滅菌管理業務検討委員会メールアドレス:jsmimekkin@gmail.com

 アドレスをそのままコピペできる記述の方法は、下の記事をご覧ください。

SSL化(暗号化)していないURLのリンクを外した記述方法 - 中材業務【洗浄と滅菌】安全な再生処理と感染制御

<参考>

評価基準(案)の一部をご紹介します。

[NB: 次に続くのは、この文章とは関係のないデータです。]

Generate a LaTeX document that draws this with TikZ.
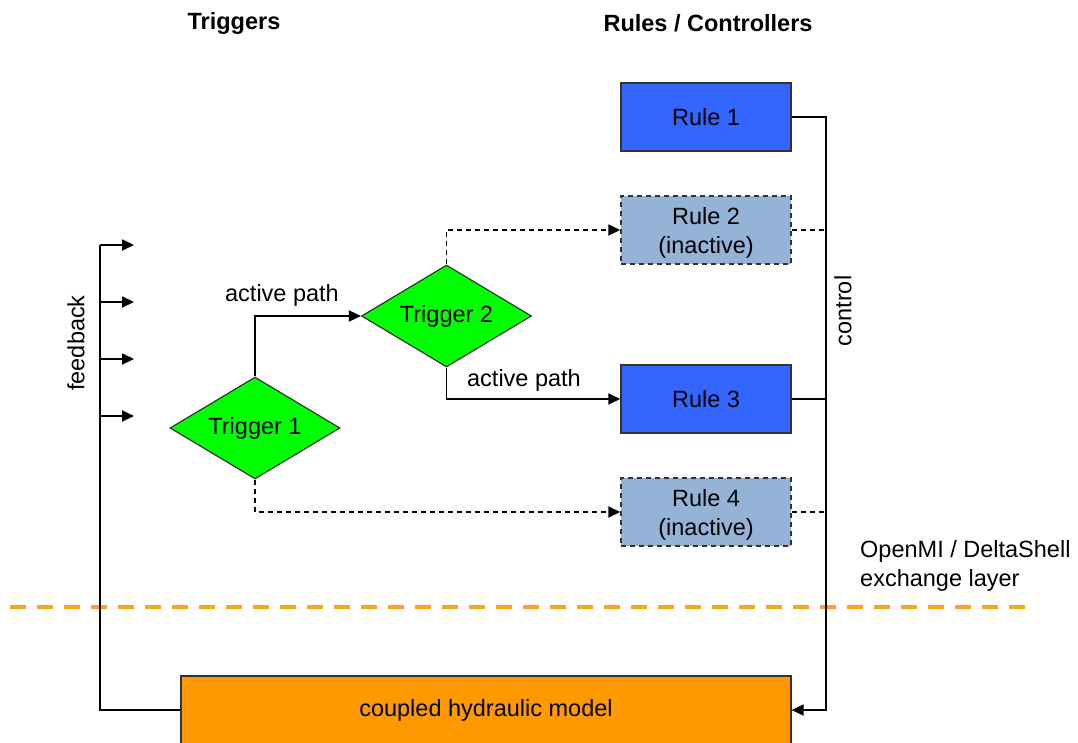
\documentclass[tikz,border=0pt]{standalone}
\usepackage{fontspec}
\setmainfont{Liberation Sans}
\usetikzlibrary{shapes.geometric,arrows.meta}
\definecolor{ruleblue}{HTML}{3366FF}
\definecolor{inactblue}{HTML}{95B3D7}
\definecolor{trigreen}{HTML}{00FF00}
\definecolor{modelorange}{HTML}{FF9900}
\definecolor{layerorange}{HTML}{FFA31A}
\newcommand{\nodp}[1]{\raisebox{0pt}[\height][0pt]{#1}}
\tikzset{
  txt/.style={font=\fontsize{23.5}{29}\selectfont, inner sep=0pt, align=center},
  rulebox/.style={txt, draw=black!80, line width=1.5pt, minimum width=170pt, minimum height=68pt, fill=ruleblue},
  inactbox/.style={rulebox, fill=inactblue, dashed, dash pattern=on 5pt off 4pt},
  trig/.style={txt, diamond, aspect=1.7, draw=black!80, line width=1.2pt, fill=trigreen, minimum width=170pt, minimum height=102pt},
  conn/.style={line width=1.8pt, black},
  arr/.style={conn, -{Triangle[length=12pt,width=11pt]}},
  darr/.style={arr, dash pattern=on 5pt off 4pt},
  dconn/.style={conn, dash pattern=on 5pt off 4pt},
  head/.style={font=\fontsize{23.5}{29}\selectfont\bfseries, inner sep=0pt},
}
\begin{document}
\begin{tikzpicture}[x=1pt,y=-1pt]
\useasboundingbox (0,0) rectangle (1078,742);
\clip (0,0) rectangle (1078,742);
% headers
\node[head] (hT) at (234,23) {Triggers};
\node[head] (hR) at (708,23) {Rules / Controllers};
% exchange layer
\coordinate (L1) at (10,607);
\coordinate (L2) at (1030,607);
\draw[layerorange, line width=4pt, dash pattern=on 16pt off 11pt] (L1) -- (L2);
\node[txt, align=left, anchor=west] (ex) at (860,565.5) {OpenMI / DeltaShell\\exchange layer};
% rules
\node[rulebox] (r1) at (706,117) {Rule 1};
\node[inactbox] (r2) at (706,230) {Rule 2\\\nodp{(inactive)}};
\node[rulebox] (r3) at (706,399) {Rule 3};
\node[inactbox] (r4) at (706,512) {Rule 4\\\nodp{(inactive)}};
% triggers
\node[trig] (t1) at (255,428) {Trigger 1};
\node[trig] (t2) at (446.5,316) {Trigger 2};
% model
\node[txt, draw=black!80, line width=1.2pt, fill=modelorange, minimum width=610pt, minimum height=68pt] (m) at (486,710) {coupled hydraulic model};
% trigger paths
\draw[arr] (t1.north) |- (t2.west);
\draw[arr] (t2.south) |- (r3.west);
\draw[darr] (t2.north) |- (r2.west);
\draw[darr] (t1.south) |- (r4.west);
\node[txt] (ap1) at (282,295) {active path};
\node[txt] (ap2) at (524,380) {active path};
% control bus
\coordinate (cx) at (826,400);
\draw[arr] (r1.east) -| (cx) |- (m.east);
\draw[dconn] (r2.east) -- (r2.east -| cx);
\draw[conn] (r3.east) -- (r3.east -| cx);
\draw[dconn] (r4.east) -- (r4.east -| cx);
\node[txt, rotate=90] (ctl) at (843,311) {control};
% feedback
\coordinate (f1) at (100,245);
\coordinate (f2) at (100,302);
\coordinate (f3) at (100,359);
\coordinate (f4) at (100,416);
\coordinate (e1) at (134,245);
\coordinate (e2) at (134,302);
\coordinate (e3) at (134,359);
\coordinate (e4) at (134,416);
\draw[conn] (m.west) -| (f1);
\draw[arr] (f1) -- (e1);
\draw[arr] (f2) -- (e2);
\draw[arr] (f3) -- (e3);
\draw[arr] (f4) -- (e4);
\node[txt, rotate=90] (fb) at (76,343) {feedback};
\end{tikzpicture}
\end{document}
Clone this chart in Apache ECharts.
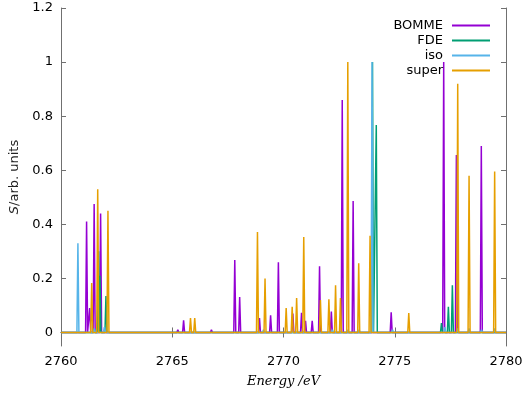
<!DOCTYPE html>
<html>
<head>
<meta charset="utf-8">
<script src="https://cdn.jsdelivr.net/npm/echarts@6/dist/echarts.min.js"></script>
<style>
  html, body { margin: 0; padding: 0; background: #fff; }
  #chart { width: 526px; height: 396px; }
</style>
</head>
<body>
<div id="chart"></div>
<script>
// peak positions (eV) and heights
const bommeE = [2761.15, 2761.29, 2761.49, 2761.78, 2765.25, 2765.51, 2766.76, 2767.81, 2768.03, 2768.92, 2769.42, 2769.77, 2770.42, 2770.81, 2770.99, 2771.29, 2771.62, 2772.15, 2772.64, 2773.13, 2774.84, 2777.20, 2777.77, 2778.89]
const bommeH = [0.41, 0.09, 0.475, 0.44, 0.01, 0.045, 0.01, 0.268, 0.131, 0.053, 0.064, 0.26, 0.07, 0.073, 0.043, 0.043, 0.245, 0.077, 0.86, 0.486, 0.075, 1.0, 0.656, 0.69]

const fdeE = [2761.69, 2761.75, 2762.02, 2774.00, 2774.17, 2777.10, 2777.41, 2777.59]
const fdeH = [0.30, 0.21, 0.135, 1.0, 0.767, 0.035, 0.095, 0.175]

const isoE = [2760.76, 2761.50, 2761.95, 2769.10, 2772.20, 2772.90, 2773.40, 2773.98, 2774.90, 2777.25, 2777.83, 2778.34, 2778.90, 2779.49]
const isoH = [0.33, 0.015, 0.02, 0.01, 0.01, 0.01, 0.01, 1.0, 0.01, 0.02, 0.015, 0.015, 0.01, 0.015]

const superE = [2761.38, 2761.65, 2762.11, 2765.82, 2766.01, 2768.83, 2769.17, 2770.12, 2770.39, 2770.59, 2770.91, 2771.66, 2772.04, 2772.34, 2772.56, 2772.89, 2773.38, 2773.89, 2775.63, 2777.83, 2778.34, 2779.49]
const superH = [0.183, 0.53, 0.45, 0.053, 0.053, 0.372, 0.2, 0.09, 0.095, 0.127, 0.353, 0.12, 0.123, 0.175, 0.127, 1.0, 0.256, 0.358, 0.072, 0.92, 0.58, 0.595]

const xTicks = [2760, 2765, 2770, 2775, 2780]
const yTicks = [0, 0.2, 0.4, 0.6, 0.8, 1, 1.2]

const seriesNames = ['BOMME', 'FDE', 'iso', 'super']
const seriesColors = ['#9400d3', '#009e73', '#56b4e9', '#e69f00']

// narrow stick shape for each peak on a zero baseline
const halfWidth = 0.045
const toLine = (pos, h) => {
  const pts = [[xTicks[0], 0]]
  pos.forEach((e, i) => {
    pts.push([e - halfWidth, 0], [e, h[i]], [e + halfWidth, 0])
  })
  pts.push([xTicks[xTicks.length - 1], 0])
  return pts
}

const lines = [toLine(bommeE, bommeH), toLine(fdeE, fdeH), toLine(isoE, isoH), toLine(superE, superH)]

const font = 'DejaVu Sans'
const borderColor = '#707070'

const chart = echarts.init(document.getElementById('chart'))

const xBase = {
  type: 'value',
  min: 2760,
  max: 2780,
  interval: 5,
  axisLine: { show: true, lineStyle: { color: borderColor } },
  axisTick: { show: true, inside: true, length: 5, lineStyle: { color: borderColor } },
  splitLine: { show: false }
}
const yBase = {
  type: 'value',
  min: -0.05,
  max: 1.2,
  axisLine: { show: true, lineStyle: { color: borderColor } },
  axisTick: { show: true, inside: true, length: 5, customValues: yTicks, lineStyle: { color: borderColor } },
  splitLine: { show: false }
}

const option = {
  animation: false,
  backgroundColor: '#fff',
  grid: { left: 60, right: 20, top: 8, bottom: 50 },
  legend: seriesNames.map((name, i) => ({
    data: [name],
    right: 31,
    top: 14 + i * 15,
    align: 'right',
    icon: 'rect',
    itemWidth: 38,
    itemHeight: 2,
    textStyle: { fontFamily: font, fontSize: 13, color: '#000', padding: [0, 4, 0, 0] },
    selectedMode: false
  })),
  xAxis: [
    Object.assign({}, xBase, {
      position: 'bottom',
      axisLabel: { fontFamily: font, fontSize: 13, color: '#000', margin: 9, formatter: v => String(v) },
      name: 'Energy /eV',
      nameLocation: 'middle',
      nameGap: 29,
      nameTextStyle: { fontFamily: 'DejaVu Serif', fontStyle: 'italic', fontSize: 13, color: '#000' }
    }),
    Object.assign({}, xBase, { position: 'top', axisLabel: { show: false } })
  ],
  yAxis: [
    Object.assign({}, yBase, {
      position: 'left',
      axisLabel: { fontFamily: font, fontSize: 13, color: '#000', margin: 8, customValues: yTicks },
      name: '{i|S}/arb. units',
      nameLocation: 'middle',
      nameRotate: 90,
      nameGap: 40,
      nameTextStyle: {
        fontFamily: font,
        fontSize: 13,
        color: '#222',
        rich: { i: { fontFamily: font, fontStyle: 'italic', fontSize: 13, color: '#222' } }
      }
    }),
    Object.assign({}, yBase, { position: 'right', axisLabel: { show: false } })
  ],
  series: seriesNames.map((name, i) => ({
    name: name,
    type: 'line',
    data: lines[i],
    showSymbol: false,
    symbol: 'none',
    color: seriesColors[i],
    lineStyle: { color: seriesColors[i], width: 1.5 }
  }))
}

chart.setOption(option)
</script>
</body>
</html>
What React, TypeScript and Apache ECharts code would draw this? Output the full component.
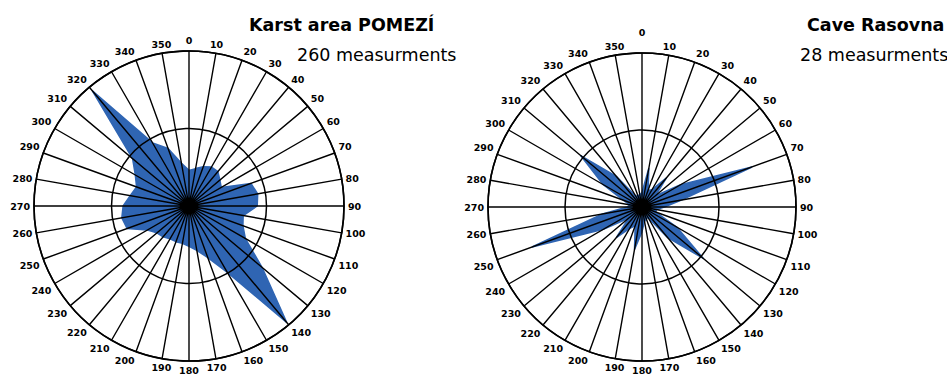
import React, { useEffect, useRef } from "react";
import * as echarts from "echarts";

// Direction bins (degrees, clockwise from north)
const directions = [
  0, 10, 20, 30, 40, 50, 60, 70, 80, 90, 100, 110,
  120, 130, 140, 150, 160, 170, 180, 190, 200, 210, 220, 230,
  240, 250, 260, 270, 280, 290, 300, 310, 320, 330, 340, 350,
];

const pomeziValues = [
  4.6, 4.9, 5.4, 5.8, 5.8, 5.2, 4.8, 8.5, 9.0, 8.8, 7.1, 7.4,
  8.4, 12.3, 19.6, 9.9, 7.1, 5.8, 5.2, 4.9, 4.9, 4.9, 5.2, 5.4,
  6.2, 8.5, 8.8, 8.5, 7.7, 7.2, 8.0, 9.5, 19.4, 9.4, 7.9, 5.6,
];

// Cave Rasovna (28 measurements)
const rasovnaValues = [
  1.9, 5.1, 2.3, 2.6, 4.9, 2.3, 5.8, 15.2, 5.2, 2.9, 1.9, 1.9,
  5.2, 10.4, 5.2, 1.6, 1.6, 1.9, 3.2, 5.6, 2.6, 3.2, 5.2, 2.3,
  5.8, 15.2, 5.2, 1.9, 1.6, 2.6, 5.8, 10.4, 5.2, 1.6, 1.6, 1.6,
];

const radiusMax = 20;
const radiusStep = 10;

const chartTitles = ["Karst area POMEZÍ", "Cave Rasovna"];
const chartSubtitles = ["260 measurments", "28 measurments"];

const BLUE = "#2f65b3";
const FONT = "DejaVu Sans";

function toPolar(values: number[]) {
  const d = directions.map((a, i) => [values[i], a]);
  d.push([values[0], 360]);
  return d;
}

function angleAxis(polarIndex: number, topPad: number) {
  return {
    polarIndex,
    type: "value",
    min: 0,
    max: 360,
    interval: 10,
    startAngle: 90,
    clockwise: true,
    z: 5,
    axisLine: { show: true, lineStyle: { color: "#000", width: 1.6 } },
    axisTick: { show: false },
    splitLine: { show: true, lineStyle: { color: "#000", width: 1.4 } },
    axisLabel: {
      show: true,
      margin: 4,
      color: "#000",
      fontSize: 9.5,
      fontWeight: "bold",
      fontFamily: FONT,
      formatter: (v: number) => (v === 360 ? "" : v === 0 ? "{top|0}" : String(v)),
      rich: {
        top: { fontSize: 9.5, fontWeight: "bold", fontFamily: FONT, color: "#000", padding: [0, 0, topPad, 0] },
      },
    },
  };
}

function radiusAxis(polarIndex: number) {
  return {
    polarIndex,
    type: "value",
    min: 0,
    max: radiusMax,
    interval: radiusStep,
    z: 5,
    axisLine: { show: false },
    axisTick: { show: false },
    axisLabel: { show: false },
    splitLine: { show: true, lineStyle: { color: "#000", width: 1.5 } },
  };
}

function roseSeries(polarIndex: number, values: number[]) {
  return {
    type: "line",
    coordinateSystem: "polar",
    polarIndex,
    data: toPolar(values),
    symbol: "none",
    z: 1,
    lineStyle: { color: BLUE, width: 1.5 },
    areaStyle: { color: BLUE, opacity: 1 },
  };
}

export default function App() {
  const ref = useRef<HTMLDivElement>(null);
  useEffect(() => {
    if (!ref.current) return;
    const chart = echarts.init(ref.current, undefined, { renderer: "svg" });
    chart.setOption({
      animation: false,
      backgroundColor: "#fff",
      polar: [
        { center: [189, 206], radius: 155 },
        { center: [642, 207], radius: 154 },
      ],
      angleAxis: [angleAxis(0, 2), angleAxis(1, 12)],
      radiusAxis: [radiusAxis(0), radiusAxis(1)],
      series: [roseSeries(0, pomeziValues), roseSeries(1, rasovnaValues)],
      graphic: [
        {
          type: "text",
          x: 249,
          y: 25,
          style: { text: chartTitles[0], fontSize: 17.5, fontWeight: "bold", fontFamily: FONT, fill: "#000", verticalAlign: "middle", align: "left" },
        },
        {
          type: "text",
          x: 297,
          y: 55,
          style: { text: chartSubtitles[0], fontSize: 17.5, fontFamily: FONT, fill: "#000", verticalAlign: "middle", align: "left" },
        },
        {
          type: "text",
          x: 807,
          y: 25,
          style: { text: chartTitles[1], fontSize: 17.5, fontWeight: "bold", fontFamily: FONT, fill: "#000", verticalAlign: "middle", align: "left" },
        },
        {
          type: "text",
          x: 800,
          y: 55,
          style: { text: chartSubtitles[1], fontSize: 17.5, fontFamily: FONT, fill: "#000", verticalAlign: "middle", align: "left" },
        },
      ],
    });
    return () => chart.dispose();
  }, []);
  return (
    <div
      ref={ref}
      style={{ position: "absolute", left: 0, top: 0, width: 947, height: 385, background: "#fff" }}
    />
  );
}
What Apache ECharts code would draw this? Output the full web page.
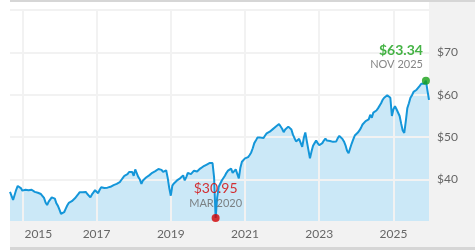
<!DOCTYPE html>
<html><head><meta charset="utf-8">
<script src="https://cdn.jsdelivr.net/npm/echarts@6/dist/echarts.min.js"></script>
<style>html,body{margin:0;padding:0;background:#fff}#c{width:475px;height:250px}</style>
</head><body><div id="c"></div><script>
// Semi-monthly closing prices starting September 2014
const startYear = 2014, startMonth = 9, pointsPerMonth = 2;
const prices = [
  37.1, 36.9, 35.2, 35.0, 37.6, 38.5, 38.7, 38.0, 37.4, 37.0,
  37.6, 37.3, 37.5, 37.2, 37.6, 37.4, 37.1, 37.3, 36.9, 36.8,
  36.6, 36.2, 35.7, 34.6, 34.0, 34.8, 35.2, 35.8, 36.2, 35.5,
  34.4, 33.8, 32.9, 31.9, 31.7, 32.3, 33.1, 33.9, 34.5, 34.3,
  34.9, 35.1, 35.6, 35.9, 36.5, 37.0, 37.2, 37.0, 37.3, 37.1,
  36.6, 36.2, 35.8, 36.5, 37.0, 37.5, 37.1, 36.8, 37.6, 38.2,
  38.4, 38.0, 37.9, 38.1, 38.0, 38.3, 38.4, 38.7, 39.1, 39.0,
  39.3, 39.4, 39.9, 40.4, 40.9, 41.1, 41.3, 41.8, 42.2, 41.8,
  40.9, 42.4, 42.6, 40.6, 40.0, 39.0, 39.8, 40.1, 40.5, 40.4,
  41.0, 41.3, 41.6, 41.9, 42.0, 42.3, 42.5, 42.7, 42.3, 41.8,
  42.0, 42.2, 40.4, 38.0, 36.2, 38.6, 39.1, 39.5, 39.8, 40.0,
  40.3, 40.6, 41.0, 39.8, 40.6, 41.6, 41.5, 41.3, 41.7, 42.1,
  42.2, 41.9, 41.8, 42.6, 43.0, 43.1, 43.4, 43.5, 43.7, 43.9,
  44.2, 43.9, 40.5, 30.95, 35.8, 38.3, 37.9, 39.8, 40.2, 40.9,
  41.6, 42.1, 42.4, 42.6, 41.6, 41.9, 42.4, 42.0, 40.3, 42.8,
  44.2, 44.6, 45.0, 45.0, 45.3, 45.8, 46.4, 47.4, 48.6, 49.2,
  49.9, 50.1, 49.9, 49.6, 49.8, 50.4, 50.9, 51.0, 51.3, 51.6,
  51.9, 52.3, 52.5, 52.7, 53.1, 53.3, 52.0, 51.2, 51.8, 52.0,
  52.5, 52.8, 51.8, 50.6, 49.8, 49.0, 49.0, 49.6, 49.4, 47.7,
  49.8, 51.1, 49.0, 47.0, 45.0, 46.6, 48.0, 48.6, 49.2, 48.6,
  48.1, 48.4, 48.6, 49.2, 49.7, 49.2, 48.9, 49.1, 49.3, 48.9,
  48.5, 49.0, 49.8, 50.3, 50.4, 49.6, 49.0, 48.1, 46.8, 46.2,
  47.4, 48.5, 49.5, 50.4, 50.8, 51.1, 51.6, 52.2, 53.0, 53.4,
  53.8, 54.1, 54.2, 55.3, 54.6, 55.8, 55.9, 56.3, 56.8, 57.1,
  58.0, 58.8, 59.3, 59.7, 59.9, 59.6, 59.3, 55.0, 56.6, 57.3,
  56.6, 56.5, 55.0, 53.2, 51.6, 51.0, 53.8, 56.9, 58.0, 59.3,
  59.9, 60.7, 60.9, 61.2, 61.6, 62.1, 62.6, 62.8, 62.6, 63.34,
  61.0, 58.8
];
const yearTicks = [2015, 2017, 2019, 2021, 2023, 2025];
const priceMin = 30, priceMax = 80, priceStep = 10;
const monthNames = ['JAN','FEB','MAR','APR','MAY','JUN','JUL','AUG','SEP','OCT','NOV','DEC'];

const xs = prices.map((p, i) => startYear + (startMonth - 1) / 12 + i / (12 * pointsPerMonth));
const pts = prices.map((p, i) => [xs[i], p]);
let iMin = 0, iMax = 0;
prices.forEach((p, i) => { if (p < prices[iMin]) iMin = i; if (p > prices[iMax]) iMax = i; });
function stamp(i) {
  const m = (startMonth - 1) + Math.floor(i / pointsPerMonth);
  return monthNames[m % 12] + ' ' + (startYear + Math.floor(m / 12));
}

const chart = echarts.init(document.getElementById('c'), null, { renderer: 'canvas' });
chart.setOption({
  animation: false,
  textStyle: { fontFamily: 'Lato' },
  grid: { left: 10, right: 46, top: 10, bottom: 28 },
  graphic: [
    { type: 'rect', z: -10, silent: true, shape: { x: 10, y: 222, width: 465, height: 25 }, style: { fill: '#f2f2f2' } },
    { type: 'rect', z: -10, silent: true, shape: { x: 429, y: 2, width: 46, height: 245 }, style: { fill: '#f2f2f2' } },
    { type: 'rect', z: -10, silent: true, shape: { x: 10, y: 0, width: 465, height: 2 }, style: { fill: '#d6d6d6' } },
    { type: 'rect', z: -10, silent: true, shape: { x: 10, y: 247, width: 465, height: 3 }, style: { fill: '#d6d6d6' } }
  ],
  xAxis: {
    type: 'value', min: xs[0], max: xs[xs.length - 1], z: 2,
    axisLine: { show: false },
    axisTick: { show: false, customValues: yearTicks },
    axisLabel: {
      customValues: yearTicks, margin: 6, color: '#666', fontSize: 12, fontFamily: 'Lato',
      formatter: v => v === yearTicks[0] ? '{first|' + v + '}' : String(v),
      rich: { first: { padding: [0, 0, 0, 32], fontSize: 12, color: '#666', fontFamily: 'Lato' } }
    },
    splitLine: { show: true, lineStyle: { color: '#f2f2f2', width: 2 } }
  },
  yAxis: {
    type: 'value', position: 'right', min: priceMin, max: priceMax, interval: priceStep, z: 2,
    axisLine: { show: false }, axisTick: { show: false },
    axisLabel: { margin: 8, color: '#666', fontSize: 12, fontFamily: 'Lato', showMinLabel: false, showMaxLabel: false, formatter: v => '$' + v },
    splitLine: { show: true, lineStyle: { color: '#f2f2f2', width: 2 } }
  },
  series: [
    { type: 'line', data: pts, symbol: 'none', silent: true, z: 1, lineStyle: { width: 0 }, areaStyle: { color: '#cbe8f7', opacity: 1 } },
    { type: 'line', data: pts, symbol: 'none', silent: true, z: 3, lineStyle: { color: '#1496d9', width: 2 } },
    {
      type: 'scatter', z: 4, symbolSize: 8, silent: true,
      data: [
        {
          value: [xs[iMin], prices[iMin]], itemStyle: { color: '#d40000' },
          label: {
            show: true, position: [4, -5], align: 'center', verticalAlign: 'bottom',
            formatter: '{p|$' + prices[iMin].toFixed(2) + '}\n{d|' + stamp(iMin) + '}',
            rich: {
              p: { color: '#d40000', fontSize: 14, lineHeight: 16, fontFamily: 'Lato', align: 'center' },
              d: { color: '#666', fontSize: 11, lineHeight: 12, fontFamily: 'Lato', align: 'center' }
            }
          }
        },
        {
          value: [xs[iMax], prices[iMax]], itemStyle: { color: '#17a017' },
          label: {
            show: true, position: [1, -6], align: 'right', verticalAlign: 'bottom',
            formatter: '{p|$' + prices[iMax].toFixed(2) + '}\n{d|' + stamp(iMax) + '}',
            rich: {
              p: { color: '#17a017', fontSize: 14, fontWeight: 'bold', lineHeight: 16, fontFamily: 'Lato', align: 'right' },
              d: { color: '#666', fontSize: 11, lineHeight: 12, fontFamily: 'Lato', align: 'right' }
            }
          }
        }
      ]
    }
  ]
});
</script></body></html>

もっと具体的な内容をリクエストできます。

  1. 再生処理を行う施設基準について
  2. 滅菌の質保証
  3. 組立包装
  4. 洗浄の品質保証
  5. 標準業務手順書
  6. インシデント/アクシデントのモニタリングの仕組み
  7. 教育システム
  8. 業務量の把握と適正人員(マネジメントを含む)
  9. コスト管理
  10. 他部署連携コミュニケーション

各項目の内容についても細かく意見を求めています。

「1.施設基準について」ゾーニング、業務量に応じたスペース・機器・人員配置、質の保証、搬送システムなど。

「10.他部署連携コミュニケーション」手術部と中材の連携、定期的なミーティングの開催、外来・病棟との連携、問題の把握と解決方法、病院全体の器材管理(流通数の確認・紛失防止策・保管状況のチェックなど)、経営者が中材の意義と重要性を理解し適切なサポートをしているか、など。

QMS省令で示されている経営者と現場責任者の責任と権限の明示や組織図、業務全体のフロー図、計画と実施記録の整備、作業環境管理、設備管理に加えて、医療器具のトレーサビリティなど、現場が抱えている疑問や悩みをどんどん出していきましょう。

「目的」(ゴール)を明確にし、全体像を理解することが重要です。各論はその上に成り立っていきます。

なんだかワクワクしませんか?

あなたの「ひとこと」が、日本の再生処理の未来を創るのです。